::: Input for this task :::

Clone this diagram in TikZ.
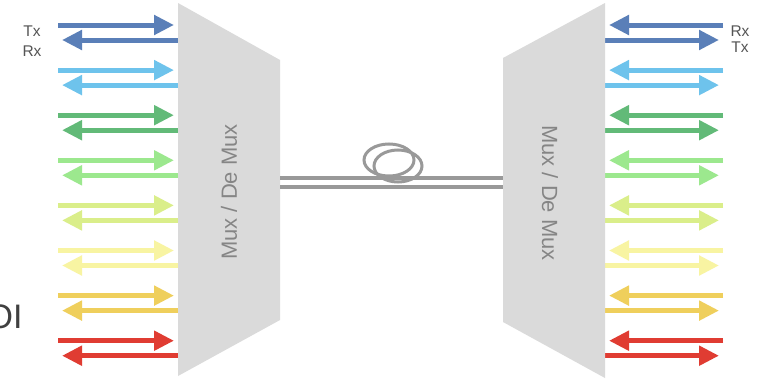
\documentclass[tikz,border=0pt]{standalone}
\usepackage{fontspec}
\setmainfont{Liberation Sans}
\usetikzlibrary{arrows.meta}
\definecolor{cA}{HTML}{5A7FB8}
\definecolor{cB}{HTML}{6EC3EC}
\definecolor{cC}{HTML}{62BA78}
\definecolor{cD}{HTML}{9CE88E}
\definecolor{cE}{HTML}{DAEE8A}
\definecolor{cF}{HTML}{F8F4A2}
\definecolor{cG}{HTML}{EFCF5C}
\definecolor{cH}{HTML}{E03C32}
\definecolor{muxgray}{HTML}{DADADA}
\definecolor{muxtext}{HTML}{858585}
\definecolor{labeltext}{HTML}{555555}
\definecolor{fiber}{HTML}{999999}
\begin{document}
\begin{tikzpicture}[x=1pt,y=-1pt,
  sig/.style={line width=5pt,-{Triangle[length=20pt,width=19pt]}},
  lbl/.style={text=labeltext,font=\fontsize{15.5}{16}\selectfont,inner sep=0pt},
  muxlbl/.style={text=muxtext,font=\fontsize{22}{24}\selectfont,inner sep=0pt},
  coil/.style={draw=fiber,line width=3pt},
  fib/.style={draw=fiber,line width=3.5pt}]
\clip (0,0) rectangle (760,380);
\fill[white] (0,0) rectangle (760,380);
% signal arrows
\foreach \c [count=\i from 0] in {cA,cB,cC,cD,cE,cF,cG,cH} {
  \pgfmathsetmacro\ya{25+45.1*\i}
  \pgfmathsetmacro\yb{\ya+15}
  \coordinate (LTs\i) at (58,\ya);
  \coordinate (LTe\i) at (174,\ya);
  \coordinate (LRs\i) at (182,\yb);
  \coordinate (LRe\i) at (62,\yb);
  \coordinate (RRs\i) at (723,\ya);
  \coordinate (RRe\i) at (609,\ya);
  \coordinate (RTs\i) at (600,\yb);
  \coordinate (RTe\i) at (719,\yb);
  \draw[sig,draw=\c,fill=\c] (LTs\i) -- (LTe\i);
  \draw[sig,draw=\c,fill=\c] (LRs\i) -- (LRe\i);
  \draw[sig,draw=\c,fill=\c] (RRs\i) -- (RRe\i);
  \draw[sig,draw=\c,fill=\c] (RTs\i) -- (RTe\i);
}
% multiplexers
\fill[muxgray] (178,3) -- (280,60) -- (280,320) -- (178,376) -- cycle;
\fill[muxgray] (605,3) -- (503,58) -- (503,322) -- (605,378) -- cycle;
\node[muxlbl,rotate=90] (muxL) at (229,192) {Mux / De Mux};
\node[muxlbl,rotate=-90] (muxR) at (550,193) {Mux / De Mux};
% fiber
\coordinate (fa1) at (280,178);
\coordinate (fa2) at (503,178);
\coordinate (fb1) at (280,187);
\coordinate (fb2) at (503,187);
\draw[coil] (389,160) ellipse [x radius=25, y radius=16];
\draw[coil] (398,166) ellipse [x radius=24, y radius=16];
\draw[fib] (fa1) -- (fa2);
\draw[fib] (fb1) -- (fb2);
% labels
\node[lbl] (tl) at (32,31) {Tx};
\node[lbl] (rl) at (32,51) {Rx};
\node[lbl] (rr) at (740,31) {Rx};
\node[lbl] (tr) at (740,47) {Tx};
\node[anchor=base west,inner sep=0pt,text=black!75,font=\fontsize{34}{36}\selectfont] (oi) at (-13.5,328) {OI};
\end{tikzpicture}
\end{document}
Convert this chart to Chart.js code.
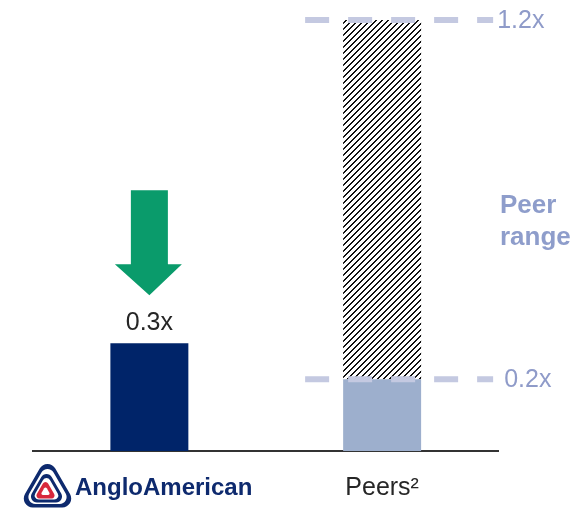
<!DOCTYPE html>
<html><head><meta charset="utf-8">
<script src="https://cdn.jsdelivr.net/npm/chart.js@4"></script>
<style>html,body{margin:0;padding:0;background:#fff}canvas{display:block}</style>
</head><body>
<canvas id="c" width="574" height="515"></canvas>
<script>
// ---- data ----
const categories = ['Anglo American', 'Peers²'];
const multiples = [0.3, 0.2];
const peerRange = [0.2, 1.2];
const rangeLabels = ['0.2x', '1.2x'];
const valueLabels = ['0.3x', null];
const rangeTitle = ['Peer', 'range'];
const logoText = 'AngloAmerican';

const FONT = '"Liberation Sans", Arial, sans-serif';
const canvas = document.getElementById('c');
const mainCtx = canvas.getContext('2d');

function makeHatch() {
  const s = 6;
  const c = document.createElement('canvas');
  c.width = s; c.height = s;
  const g = c.getContext('2d');
  g.fillStyle = '#fff'; g.fillRect(0, 0, s, s);
  g.fillStyle = '#111';
  for (let y = 0; y < s; y++) {
    const x0 = (s - 1 - y + s) % s;
    g.fillRect(x0, y, 1, 1);
    g.fillRect((x0 + 1) % s, y, 1, 1);
  }
  return mainCtx.createPattern(c, 'repeat');
}

function roundTri(ctx, cx, cy, R, r) {
  const pts = [-90, 30, 150].map(a => [cx + R * Math.cos(a * Math.PI / 180), cy + R * Math.sin(a * Math.PI / 180)]);
  ctx.beginPath();
  ctx.moveTo((pts[0][0] + pts[1][0]) / 2, (pts[0][1] + pts[1][1]) / 2);
  ctx.arcTo(pts[1][0], pts[1][1], pts[2][0], pts[2][1], r);
  ctx.arcTo(pts[2][0], pts[2][1], pts[0][0], pts[0][1], r);
  ctx.arcTo(pts[0][0], pts[0][1], pts[1][0], pts[1][1], r);
  ctx.closePath();
}

const overlay = {
  id: 'overlay',
  afterDatasetsDraw(chart) {
    const ctx = chart.ctx;
    const xs = chart.scales.x, ys = chart.scales.y;
    const pcx = xs.getPixelForValue(1);
    ctx.save();
    // dashed range lines
    ctx.strokeStyle = '#C4C9E1';
    ctx.lineWidth = 6;
    ctx.setLineDash([24, 19]);
    const labelOff = [122, 115];
    peerRange.forEach((v, i) => {
      const py = ys.getPixelForValue(v);
      ctx.beginPath();
      ctx.moveTo(pcx - 77, py);
      ctx.lineTo(pcx + 111, py);
      ctx.stroke();
      ctx.fillStyle = '#8F9BC9';
      ctx.font = '25px ' + FONT;
      ctx.textAlign = 'left';
      ctx.textBaseline = 'middle';
      ctx.fillText(rangeLabels[i], pcx + labelOff[i], py + 1);
    });
    ctx.setLineDash([]);
    // Peer range title
    ctx.fillStyle = '#8E9DCB';
    ctx.font = 'bold 26px ' + FONT;
    ctx.textAlign = 'left';
    ctx.textBaseline = 'middle';
    rangeTitle.forEach((t, i) => ctx.fillText(t, 500, 206 + i * 32));

    // value label + arrow on Anglo bar
    const bar = chart.getDatasetMeta(0).data[0];
    const bx = bar.x, by = bar.y;
    ctx.fillStyle = '#262626';
    ctx.font = '25px ' + FONT;
    ctx.textAlign = 'center';
    ctx.fillText(valueLabels[0], bx, by - 20);
    ctx.fillStyle = '#0A9B6B';
    ctx.beginPath();
    ctx.moveTo(bx - 18.5, by - 153);
    ctx.lineTo(bx + 18.5, by - 153);
    ctx.lineTo(bx + 18.5, by - 79);
    ctx.lineTo(bx + 32.5, by - 79);
    ctx.lineTo(bx, by - 48);
    ctx.lineTo(bx - 34.5, by - 79);
    ctx.lineTo(bx - 18.5, by - 79);
    ctx.closePath();
    ctx.fill();

    // logo
    const lx = 47.5, ly = 490;
    ctx.fillStyle = '#0E2A6E'; roundTri(ctx, lx, ly, 35, 9); ctx.fill();
    ctx.fillStyle = '#ffffff'; roundTri(ctx, lx, ly, 28, 7); ctx.fill();
    ctx.fillStyle = '#0E2A6E'; roundTri(ctx, lx - 1, ly + 1, 23, 6); ctx.fill();
    ctx.fillStyle = '#ffffff'; roundTri(ctx, lx - 1, ly + 1, 17, 4); ctx.fill();
    ctx.fillStyle = '#D8283C'; roundTri(ctx, lx - 2, ly + 2, 13, 3); ctx.fill();
    ctx.fillStyle = '#ffffff'; roundTri(ctx, lx - 2, ly + 2, 6, 1.5); ctx.fill();
    ctx.fillStyle = '#0E2A6E';
    ctx.font = 'bold 24px ' + FONT;
    ctx.textAlign = 'left';
    ctx.textBaseline = 'middle';
    ctx.fillText(logoText, 75, 488);
    ctx.restore();
  }
};

new Chart(canvas, {
  type: 'bar',
  data: {
    labels: categories,
    datasets: [
      { data: multiples, backgroundColor: ['#002469', '#9DAFCD'], order: 1 },
      { data: [null, peerRange], backgroundColor: makeHatch(), order: 2 }
    ]
  },
  options: {
    responsive: false,
    animation: false,
    devicePixelRatio: 1,
    layout: { padding: { left: 33, right: 75.5, top: 20, bottom: 0 } },
    datasets: { bar: { grouped: false, barPercentage: 1, categoryPercentage: 0.335 } },
    plugins: { legend: { display: false }, tooltip: { enabled: false } },
    scales: {
      x: {
        grid: { display: false, drawTicks: false },
        border: { display: true, color: '#333333', width: 2 },
        ticks: {
          color: '#262626',
          font: { family: FONT, size: 25 },
          padding: 22,
          callback: (v, i) => (i === 0 ? '' : categories[i])
        },
        afterFit: s => { s.height = 64; }
      },
      y: { display: false, min: 0, max: 1.2 }
    }
  },
  plugins: [overlay]
});
</script>
</body></html>
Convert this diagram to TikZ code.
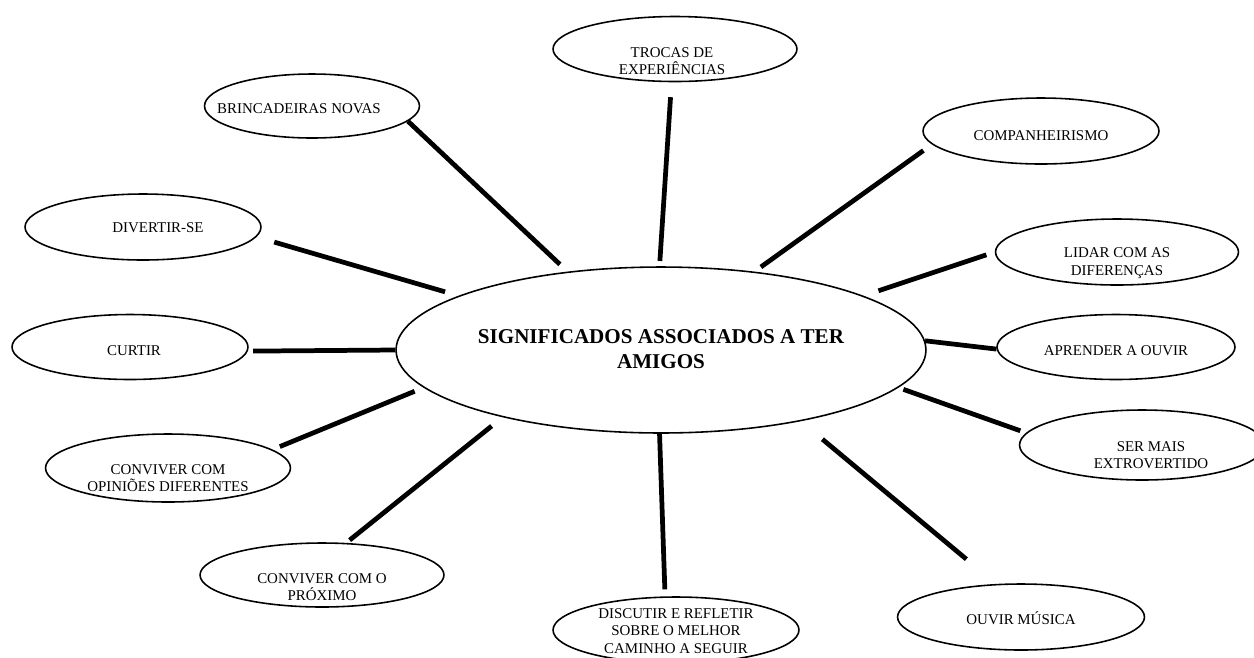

:::

- **Exercise details**:
Exactly as they stand, quote the lines beginning with the one that contains "Convert this chart to Chart.js code." and ending with the one that contains "const logoText = 'AngloAmerican';", with no pictures.

- **Result of this exercise**:
Convert this chart to Chart.js code.
<!DOCTYPE html>
<html><head><meta charset="utf-8">
<script src="https://cdn.jsdelivr.net/npm/chart.js@4"></script>
<style>html,body{margin:0;padding:0;background:#fff}canvas{display:block}</style>
</head><body>
<canvas id="c" width="574" height="515"></canvas>
<script>
// ---- data ----
const categories = ['Anglo American', 'Peers²'];
const multiples = [0.3, 0.2];
const peerRange = [0.2, 1.2];
const rangeLabels = ['0.2x', '1.2x'];
const valueLabels = ['0.3x', null];
const rangeTitle = ['Peer', 'range'];
const logoText = 'AngloAmerican';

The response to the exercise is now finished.